> _Source material_:
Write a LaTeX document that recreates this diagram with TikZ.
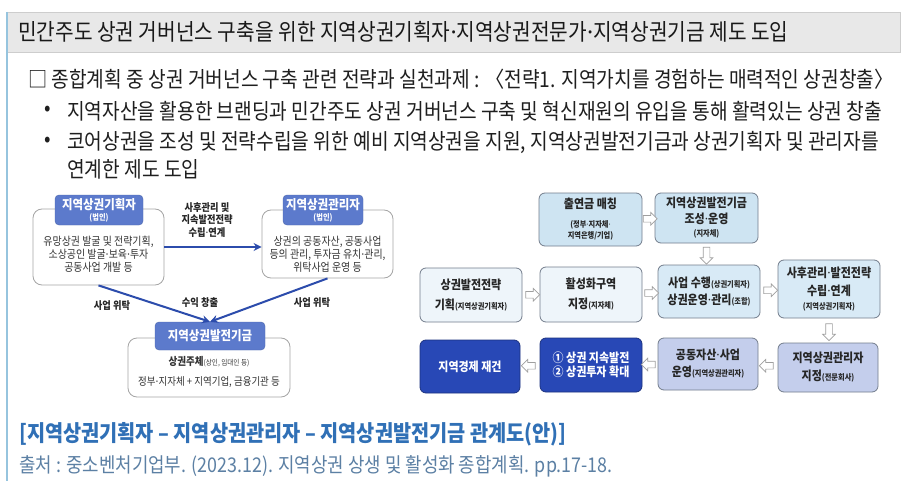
\documentclass[tikz,border=0pt]{standalone}
\usepackage{fontspec}
\setmainfont{Noto Sans CJK KR}[FakeStretch=0.88]
\newfontfamily\latinf{Noto Sans}
\usetikzlibrary{shapes.arrows,arrows.meta,calc}
\definecolor{barfill}{RGB}{232,232,232}
\definecolor{baredge}{RGB}{205,205,205}
\definecolor{sideline}{RGB}{150,196,222}
\definecolor{hdrblue}{RGB}{92,122,204}
\definecolor{arrowblue}{RGB}{44,76,172}
\definecolor{lboxedge}{RGB}{165,165,165}
\definecolor{rboxedge}{RGB}{115,125,140}
\definecolor{paleA}{RGB}{206,228,242}
\definecolor{paleB}{RGB}{238,245,250}
\definecolor{paleC}{RGB}{216,234,246}
\definecolor{deepblue}{RGB}{40,72,182}
\definecolor{lavender}{RGB}{196,206,236}
\definecolor{capblue}{RGB}{48,112,182}
\definecolor{srcblue}{RGB}{92,128,164}
\newcommand{\smp}[1]{{\fontsize{8.2}{9.5}\selectfont #1}}
\newcommand{\md}{{\latinf ·}}
\begin{document}
\begin{tikzpicture}[x=1pt,y=-1pt,
  bodytxt/.style={inner sep=0, anchor=west, font=\fontsize{21.8}{24}\selectfont, text=black!88},
  hdr/.style={fill=hdrblue, draw=hdrblue!85!black, line width=0.4pt, rounded corners=4pt, text=white, align=center, inner sep=0, font=\bfseries\fontsize{13}{14}\selectfont},
  wbox/.style={draw=lboxedge, fill=white, rounded corners=9pt, line width=0.8pt, inner sep=0},
  btext/.style={inner sep=0, align=center, font=\fontsize{11.3}{13}\selectfont, text=black!80},
  lbl/.style={inner sep=0, align=center, font=\bfseries\fontsize{10.5}{12.5}\selectfont, text=black!85},
  blu/.style={draw=arrowblue, line width=2pt, -{Stealth[length=8pt,width=8pt]}},
  fbox/.style={draw=rboxedge, rounded corners=6pt, line width=0.8pt, align=center, inner sep=0, font=\bfseries\fontsize{12.5}{16}\selectfont, text=black!85},
  harrow/.style={single arrow, draw=gray!75, fill=white, inner sep=3pt, minimum width=12pt, minimum height=14pt, single arrow head extend=3pt, line width=0.7pt}
]
\useasboundingbox (0,0) rectangle (904,481);
\fill[white] (0,0) rectangle (904,481);
% title bar
\filldraw[fill=barfill, draw=baredge, line width=0.8pt] (7,12) rectangle (900,52);
\draw[sideline, line width=2pt] (7,12) -- (7,481);
\node[anchor=west, inner sep=0, font=\fontsize{23}{24}\selectfont, text=black!90] (title) at (18,32)
  {민간주도 상권 거버넌스 구축을 위한 지역상권기획자\md 지역상권전문가\md 지역상권기금 제도 도입};
% body text
\node[bodytxt] (l1) at (28,79) {□ 종합계획 중 상권 거버넌스 구축 관련 전략과 실천과제 : 〈전략1. 지역가치를 경험하는 매력적인 상권창출〉};
\node[bodytxt] (b1) at (44,111) {•};
\node[bodytxt] (l2) at (67,111) {지역자산을 활용한 브랜딩과 민간주도 상권 거버넌스 구축 및 혁신재원의 유입을 통해 활력있는 상권 창출};
\node[bodytxt] (b2) at (44,142) {•};
\node[bodytxt] (l3) at (67,142) {코어상권을 조성 및 전략수립을 위한 예비 지역상권을 지원, 지역상권발전기금과 상권기획자 및 관리자를};
\node[bodytxt] (l4) at (67,169) {연계한 제도 도입};
% left diagram
\node[wbox, minimum width=131pt, minimum height=76pt] (p1) at (98.5,247) {};
\node[hdr, minimum width=88pt, minimum height=30pt] (h1) at (99,210) {지역상권기획자\\[-3pt]\smp{(법인)}};
\node[btext] (p1t) at (98.5,254.5) {유망상권 발굴 및 전략기획,\\소상공인 발굴\md 보육\md 투자\\공동사업 개발 등};
\node[wbox, minimum width=131pt, minimum height=68pt] (p2) at (327.5,244) {};
\node[hdr, minimum width=80pt, minimum height=30pt] (h2) at (323,210) {지역상권관리자\\[-3pt]\smp{(법인)}};
\node[btext] (p2t) at (327.5,254) {상권의 공동자산, 공동사업\\등의 관리, 투자금 유치\md 관리,\\위탁사업 운영 등};
\node[wbox, minimum width=162pt, minimum height=59pt] (p3) at (209,367.5) {};
\node[hdr, minimum width=110pt, minimum height=28pt] (h3) at (210,336) {지역상권발전기금};
\node[btext, font=\fontsize{10.8}{20}\selectfont] (p3t) at (209,372) {\textbf{상권주체}{\fontsize{7.5}{8}\selectfont(상인, 임대인 등)}\\정부\md 지자체 + 지역기업, 금융기관 등};
\draw[blu] (p1.east) -- (p1.east -| p2.west);
\draw[blu] (p1.south) -- (h3.north);
\draw[blu] (p2.south) -- (h3.north);
\node[lbl] (lb1) at (207,220) {사후관리 및\\지속발전전략\\수립\md 연계};
\node[lbl] (lb2) at (112,306) {사업 위탁};
\node[lbl] (lb3) at (200,303) {수익 창출};
\node[lbl] (lb4) at (312,303) {사업 위탁};
% right flow chart
\node[fbox, fill=paleA, minimum width=103pt, minimum height=53pt] (r1) at (590.5,219.5) {출연금 매칭\\[3pt]\smp{(정부\md 지자체\md}\\[-5pt]\smp{지역은행/기업)}};
\node[fbox, fill=paleA, minimum width=103pt, minimum height=50pt] (r2) at (706.5,218) {지역상권발전기금\\조성\md 운영\\[-3pt]\smp{(지자체)}};
\node[fbox, fill=paleB, minimum width=102pt, minimum height=54pt] (s1) at (471,295) {상권발전전략\\[4pt]기획\smp{(지역상권기획자)}};
\node[fbox, fill=paleB, minimum width=102pt, minimum height=55pt] (s2) at (591,294.5) {활성화구역\\[4pt]지정\smp{(지자체)}};
\node[fbox, fill=paleC, minimum width=102pt, minimum height=53pt] (s3) at (709,291.5) {사업 수행\smp{(상권기획자)}\\[1pt]상권운영\md 관리\smp{(조합)}};
\node[fbox, fill=paleC, minimum width=102pt, minimum height=58pt] (s4) at (829,289) {사후관리\md 발전전략\\[2pt]수립\md 연계\\[-2pt]\smp{(지역상권기획자)}};
\node[fbox, fill=deepblue, draw=deepblue!70!black, text=white, minimum width=100pt, minimum height=53pt] (t1) at (470,366.5) {지역경제 재건};
\node[fbox, fill=deepblue, draw=deepblue!70!black, text=white, minimum width=102pt, minimum height=54pt] (t2) at (591,365) {① 상권 지속발전\\[-2pt]② 상권투자 확대};
\node[fbox, fill=lavender, minimum width=100pt, minimum height=52pt] (t3) at (708,364) {공동자산\md 사업\\[1pt]운영\smp{(지역상권관리자)}};
\node[fbox, fill=lavender, minimum width=100pt, minimum height=49pt] (t4) at (828,367.5) {지역상권관리자\\[2pt]지정\smp{(전문회사)}};
% hollow block arrows
\node[harrow] (a1) at ($(r1.east)!0.5!(r2.west)$) {};
\node[harrow, shape border rotate=270, minimum height=17pt] (a2) at ($(r2.south)!0.5!(r2.south |- s3.north)$) {};
\node[harrow] (a3) at ($(s1.east)!0.5!(s2.west)$) {};
\node[harrow] (a4) at ($(s2.east)!0.5!(s3.west)$) {};
\node[harrow] (a5) at ($(s3.east)!0.5!(s4.west)$) {};
\node[harrow, shape border rotate=270, minimum height=17pt] (a6) at ($(s4.south)!0.5!(s4.south |- t4.north)$) {};
\node[harrow, shape border rotate=180] (a7) at ($(t4.west)!0.5!(t3.east)$) {};
\node[harrow, shape border rotate=180] (a8) at ($(t3.west)!0.5!(t2.east)$) {};
\node[harrow, shape border rotate=180] (a9) at ($(t2.west)!0.5!(t1.east)$) {};
% caption and source
\node[anchor=west, inner sep=0, font=\bfseries\fontsize{22.4}{24}\selectfont, text=capblue] (cap) at (19,434)
  {[지역상권기획자 – 지역상권관리자 – 지역상권발전기금 관계도(안)]};
\node[anchor=west, inner sep=0, font=\fontsize{20.3}{22}\selectfont, text=srcblue] (src) at (19,466)
  {출처 : 중소벤처기업부. (2023.12). 지역상권 상생 및 활성화 종합계획. pp.17-18.};
\end{tikzpicture}
\end{document}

> _What to do_: Find every line holding the word "diagram"; give their count and nothing else.

> _Response to this exercise_: 2